Track your actual spending against your budget by recording expenses daily in a simple system, categorizing them the same way you planned, and reviewing at trip milestones. Most travelers spend 15-30% more than planned, with food and activities being the biggest budget busters. The goal is not perfection — it is understanding where your money went so you can plan better next time.

  1. Pick one tracking method before you leave. Choose whatever you will actually use. A notes app works. A spreadsheet works. Trail Wallet or Splitwise work. Pen and paper work. The system does not matter. Using it does. Set up categories that match your budget: accommodation, food, transport, activities, miscellaneous.
  2. Record every expense within 24 hours. Write it down while you remember. Amount, category, what it was for. End-of-day is fine. End-of-week means you forget half of it. Include everything — the coffee, the museum ticket, the taxi you took because it was raining.

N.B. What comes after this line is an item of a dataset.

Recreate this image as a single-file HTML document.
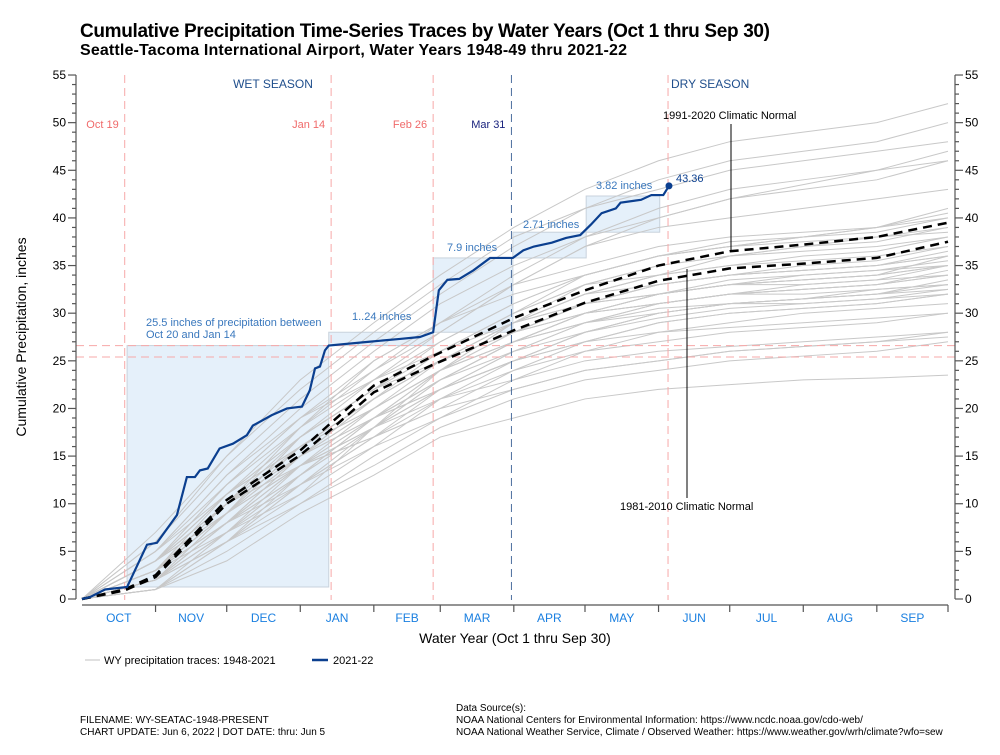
<!DOCTYPE html>
<html><head><meta charset="utf-8">
<style>
html,body{margin:0;padding:0;background:#fff;}
body{width:1000px;height:750px;overflow:hidden;font-family:"Liberation Sans",Arial,sans-serif;}
svg text{font-family:"Liberation Sans",Arial,sans-serif;}
</style></head>
<body>
<svg id="chart" width="1000" height="750" xmlns="http://www.w3.org/2000/svg">
<text x="80" y="37" font-size="19" font-weight="bold" textLength="690">Cumulative Precipitation Time-Series Traces by Water Years (Oct 1 thru Sep 30)</text>
<text x="80" y="55" font-size="16" font-weight="bold" textLength="547">Seattle-Tacoma International Airport, Water Years 1948-49 thru 2021-22</text>
<text transform="translate(26,337) rotate(-90)" text-anchor="middle" font-size="14">Cumulative Precipitation, inches</text>
<text x="515" y="643" text-anchor="middle" font-size="14">Water Year (Oct 1 thru Sep 30)</text>
<g id="layer"></g>
<g>
<line x1="85" y1="660" x2="100" y2="660" stroke="#ccc" stroke-width="1.2"/>
<text x="104" y="664" font-size="11">WY precipitation traces: 1948-2021</text>
<line x1="312" y1="660" x2="328" y2="660" stroke="#0b3f8f" stroke-width="2.5"/>
<text x="333" y="664" font-size="11">2021-22</text>
</g>
<g font-size="10">
<text x="80" y="723">FILENAME: WY-SEATAC-1948-PRESENT</text>
<text x="80" y="735">CHART UPDATE: Jun 6, 2022 | DOT DATE: thru: Jun 5</text>
<text x="456" y="711">Data Source(s):</text>
<text x="456" y="723">NOAA National Centers for Environmental Information: https://www.ncdc.noaa.gov/cdo-web/</text>
<text x="456" y="735">NOAA National Weather Service, Climate / Observed Weather: https://www.weather.gov/wrh/climate?wfo=sew</text>
</g>
</svg>
<script>
const monthDays = [0,31,61,92,123,151,182,212,243,273,304,335,365];
const monthLabels = ["OCT","NOV","DEC","JAN","FEB","MAR","APR","MAY","JUN","JUL","AUG","SEP"];
const yTicks = [0,5,10,15,20,25,30,35,40,45,50,55];
const grayTraces = [
[0,4,11,17,22,26,30,33,35,36,37,38,39],
[0,2,6,12,17,21,24,26,27,28,28.5,29,30],
[0,5,13,20,26,31,35,38,40,42,43,44,46],
[0,3,9,15,20,24,27,29,31,32,32.5,33,34],
[0,1,5,10,14,18,21,23,24,25,25.5,26,27],
[0,6,14,21,27,32,37,41,44,46,47,48,50],
[0,3,8,13,19,23,27,30,31,32,33,33.5,35],
[0,2,7,13,18,21,23,25,26,26.5,27,27.5,28],
[0,4,10,18,25,29,33,35,37,38,38.5,39,40],
[0,3,10,16,21,25,29,32,33,34,34.5,35,36],
[0,2,8,14,18,23,27,30,31,32,32,32.5,33],
[0,5,12,19,25,29,32,34,36,37,37.5,38,38.5],
[0,1,4,9,13,17,19,21,22,22.5,23,23.2,23.5],
[0,4,12,18,24,28,33,37,39,40,41,42,43],
[0,3,9,14,20,25,29,31,32,33,33.5,34,35],
[0,2,9,17,22,25,28,30,32,33,33,33.5,34],
[0,7,15,22,28,33,38,41,43,45,46,47,48],
[0,3,7,12,17,22,26,29,30.5,31,31.5,32,32.5],
[0,2,8,15,21,26,30,34,36,37,38,39,41],
[0,4,11,16,20,24,28,31,32,33,33.5,34,36],
[0,3,8,12,16,19,22,24,25,26,26.5,27,28],
[0,5,13,19,24,29,34,38,41,43,44,45,47],
[0,1,6,13,19,23,26,28,30,31,31.5,32,33],
[0,3,10,15,19,24,27,29,30,31,31,31.5,32],
[0,4,9,17,23,28,33,37,40,42,43.5,45,46],
[0,2,6,10,15,19,23,26,28,29,30,30.5,31],
[0,6,15,23,29,34,39,43,46,48,49,50,52],
[0,3,9,14,18,22,25,27,28,28.5,29,29.5,30],
[0,2,7,11,18,24,29,32,34,36,37,37.5,39],
[0,4,10,14,17,20,22,24,25,26,26.5,27,27.5],
[0,3,9,15,19,23,27,30,32,33,34,34.5,35.5],
[0,2,8,13,18,22,26,29,31,32,32.5,33,34],
[0,4,10,15,21,25,28,31,33,34,35,35.5,37],
[0,3,8,14,19,22,25,28,30,31,31.5,32,33.5],
[0,2,9,16,20,24,27,30,32,33.5,34,34.5,35],
[0,3,11,17,22,26,30,33,34,35,35.5,36,37],
[0,1,7,14,19,22,25,27,29,30,30.5,31,32],
[0,4,9,14,18,22,25,28,29.5,30.5,31,31.5,32.5],
[0,2,7,13,19,24,28,31,33,34,34.5,35,36.5],
[0,3,10,17,22,27,31,34,36,37,38,38.5,40],
[0,5,11,16,21,25,29,32,34,35,36,36.5,38],
[0,2,6,12,18,23,27,30,32,33,33.5,34,35],
[0,3,9,16,21,25,28,30,31,32,32.5,33,34.5],
[0,4,12,19,23,27,31,34,36,37.5,38,39,40.5],
[0,1,6,11,16,21,25,28,30,31,31.5,32.5,33],
[0,3,8,15,20,24,29,33,35,36,36.5,37,38],
[0,2,8,14,17,20,24,27,29,30,30.5,31,32],
[0,4,11,18,23,26,29,31,33,34,34.5,35,36]
];
const normDays = [0,18,31,61,92,105,123,148,182,212,243,273,304,335,365];
const normal1991 = [0,1.0,2.5,10.4,15.6,18.5,22.4,25.5,29.5,32.4,35.0,36.5,37.2,38.0,39.5];
const normal1981 = [0,0.9,2.3,10.0,15.1,17.8,21.7,24.6,28.2,31.1,33.4,34.7,35.2,35.8,37.5];
const wyDays = [0,3.4,9.7,19,27.4,31.6,40,44.2,47.6,49.7,53,58,63.6,69.5,72,80,86.4,92.7,96,98.2,100.3,102.4,104,121,134,142.4,148,150.4,154,159,165,172,181.6,186,190.5,198,204,210,214.5,219,225,227,235.6,240,245,247.4];
const wyValues = [0,0.2,1.0,1.26,5.7,5.9,8.8,12.8,12.8,13.5,13.7,15.8,16.3,17.2,18.2,19.3,20.0,20.2,21.9,24.2,24.4,26.1,26.6,27.0,27.3,27.5,28.0,32.4,33.5,33.6,34.5,35.8,35.8,36.6,37.0,37.4,37.9,38.2,39.3,40.5,41.0,41.6,41.9,42.4,42.4,43.36];
const markerDays = [18,105,148,181,247];
const markerLabels = ["Oct 19","Jan 14","Feb 26","Mar 31",""];

const X0=82, X1=948, Y0=599, PXI=9.527;
const x = d => X0 + d*(X1-X0)/365;
const y = v => Y0 - v*PXI;
const NS="http://www.w3.org/2000/svg";
const layer=document.getElementById('layer');
function mk(tag, attrs, parent){const e=document.createElementNS(NS,tag);for(const k in attrs)e.setAttribute(k,attrs[k]);(parent||layer).appendChild(e);return e;}
function txt(s, attrs, parent){const e=mk('text',attrs,parent);e.textContent=s;return e;}

const rects=[[19,104,1.26,26.6],[104,148,26.6,28.0],[148,181.6,28.0,35.8],[181.6,212.5,35.8,38.5],[212.5,243.5,38.5,42.3]];
rects.forEach((r,i)=>{
 const e=mk('rect',{x:x(r[0]),y:y(r[3]),width:x(r[1])-x(r[0]),height:y(r[2])-y(r[3]),fill:'rgba(170,205,240,0.3)',stroke:'#c8d2dc','stroke-width':1});
 
 
});

grayTraces.forEach(t=>{
 const e=mk('polyline',{points:t.map((v,i)=>x(monthDays[i])+','+y(v)).join(' '),fill:'none',stroke:'#c8c8c8','stroke-width':1});
 
 
});

[26.6,25.4].forEach(v=>{
 const e=mk('line',{x1:76,x2:955,y1:y(v),y2:y(v),stroke:'#f7a8a8','stroke-dasharray':'8,5','stroke-width':1});
 
 
});
markerDays.forEach((d,i)=>{
 const navy = i===3;
 const e=mk('line',{x1:x(d),x2:x(d),y1:75,y2:600,stroke:navy?'#4d6f9e':'#f7a8a8','stroke-dasharray':'8,5','stroke-width':1});
 
 
 if(markerLabels[i]){
  const t=txt(markerLabels[i],{x:x(d)-6,y:128,'text-anchor':'end','font-size':11,fill:navy?'#1a237e':'#f06a6a'});
  
  
 }
});

[[normal1991,'normal-1991-2020'],[normal1981,'normal-1981-2010']].forEach(n=>{
 const e=mk('polyline',{points:n[0].map((v,i)=>x(normDays[i])+','+y(v)).join(' '),fill:'none',stroke:'#000','stroke-width':2.5,'stroke-dasharray':'9,6'});
 
 
});

const cy=mk('polyline',{points:wyValues.map((v,i)=>x(wyDays[i])+','+y(v)).join(' '),fill:'none',stroke:'#0b3f8f','stroke-width':2.2});


const li=wyValues.length-1;
const dot=mk('circle',{cx:x(wyDays[li]),cy:y(wyValues[li]),r:3.5,fill:'#0b3f8f'});


const dl=txt(wyValues[li].toFixed(2),{x:x(wyDays[li])+7,y:y(wyValues[li])-4,'font-size':11,fill:'#0b3f8f'});



const ann=[["25.5 inches of precipitation between",146,326],["Oct 20 and Jan 14",146,338],["1..24 inches",352,320],["7.9 inches",447,251],["2.71 inches",523,228],["3.82 inches",596,189]];
ann.forEach(a=>{const t=txt(a[0],{x:a[1],y:a[2],'font-size':11,fill:'#3a78bd'});
 
 });
const w=txt("WET SEASON",{x:273,y:88,'text-anchor':'middle','font-size':12,fill:'#1f4e8c'});


const dr=txt("DRY SEASON",{x:671,y:88,'font-size':12,fill:'#1f4e8c'});


const l1=mk('line',{x1:731,x2:731,y1:124,y2:252,stroke:'#000','stroke-width':1});


const t1=txt("1991-2020 Climatic Normal",{x:663,y:119,'font-size':11});


const l2=mk('line',{x1:687,x2:687,y1:269,y2:498,stroke:'#000','stroke-width':1});


const t2=txt("1981-2010 Climatic Normal",{x:620,y:510,'font-size':11});



const ax=mk('g',{stroke:'#555','stroke-width':1.2,fill:'none'});


mk('line',{x1:76,x2:76,y1:y(55),y2:Y0},ax);
mk('line',{x1:955,x2:955,y1:y(55),y2:Y0},ax);
mk('line',{x1:X0,x2:X1,y1:605,y2:605},ax);
for(let v=0;v<=55;v++){
 const len=v%5===0?8:4;
 mk('line',{x1:76-len,x2:76,y1:y(v),y2:y(v)},ax);
 mk('line',{x1:955,x2:955+len,y1:y(v),y2:y(v)},ax);
}
yTicks.forEach(v=>{
 const a=txt(String(v),{x:66,y:y(v)+4,'text-anchor':'end','font-size':12});
 
 
 const b=txt(String(v),{x:965,y:y(v)+4,'font-size':12});
 
 
});
monthDays.forEach((d,i)=>{
 if(i>0) mk('line',{x1:x(d),x2:x(d),y1:605,y2:612},ax);
 if(i<12){
  const t=txt(monthLabels[i],{x:x((d+monthDays[i+1])/2),y:622,'text-anchor':'middle','font-size':12,fill:'#1a7fe0'});
  
  
 }
});
</script>
</body></html>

If you spent it, track it.
  3. Do a budget check every 3-5 days. Add up what you have spent in each category. Compare it to what you planned to spend by this point in the trip. You planned 50 dollars per day for 2 weeks — that is 700 dollars total, 175 dollars by day 3.5. Where are you? This is not about guilt. It is about knowing if you need to adjust.
  4. Identify your variance patterns. Look at where actual diverges from plan. Spending more on food and less on activities? That is useful data. Accommodation right on budget but transport is double? Now you know. These patterns repeat across trips. Your next budget can reflect reality.
  5. Do a full reconciliation within one week of returning. Total up everything while it is still fresh. Calculate actual vs. planned for each category and overall. Write down what surprised you and why. This 10-minute exercise makes your next budget 80% more accurate.
What if I am way over budget halfway through?
You have three options: cut back for the rest of the trip, accept that you will spend more than planned and adjust expectations, or tap your emergency buffer if you built one in. The tracking told you early enough to make a choice. That is the point. Knowing at day 7 beats discovering at day 14 when it is too late.
Should I track in local currency or home currency?
Track in whatever currency you are spending. Convert to home currency for the final reconciliation. Trying to convert every transaction in real-time adds friction and you will stop doing it. Many tracking apps handle conversion automatically at day-end using actual exchange rates.
Do I need to track every single coffee and snack?
Yes, if you want accurate data. The 3-dollar coffees and 5-dollar snacks add up to 15-25 dollars per day. That is 200+ dollars on a two-week trip. This is exactly the kind of thing people underestimate in planning. Track it once. Learn your pattern. Budget for it next time.
What counts as a budget success?
Finishing within 10-15% of your plan is excellent. Knowing where every dollar went even if you went over — that is success too. The goal is not staying under budget at all costs. The goal is intentional spending and learning your actual patterns so future budgets reflect reality.
How do I handle shared expenses with a travel partner?
Decide upfront: split everything 50/50 and track your half, or one person tracks everything and you settle up at the end. Apps like Splitwise automate this. Whatever you choose, both people should see the running total. Surprises about money at trip-end ruin friendships.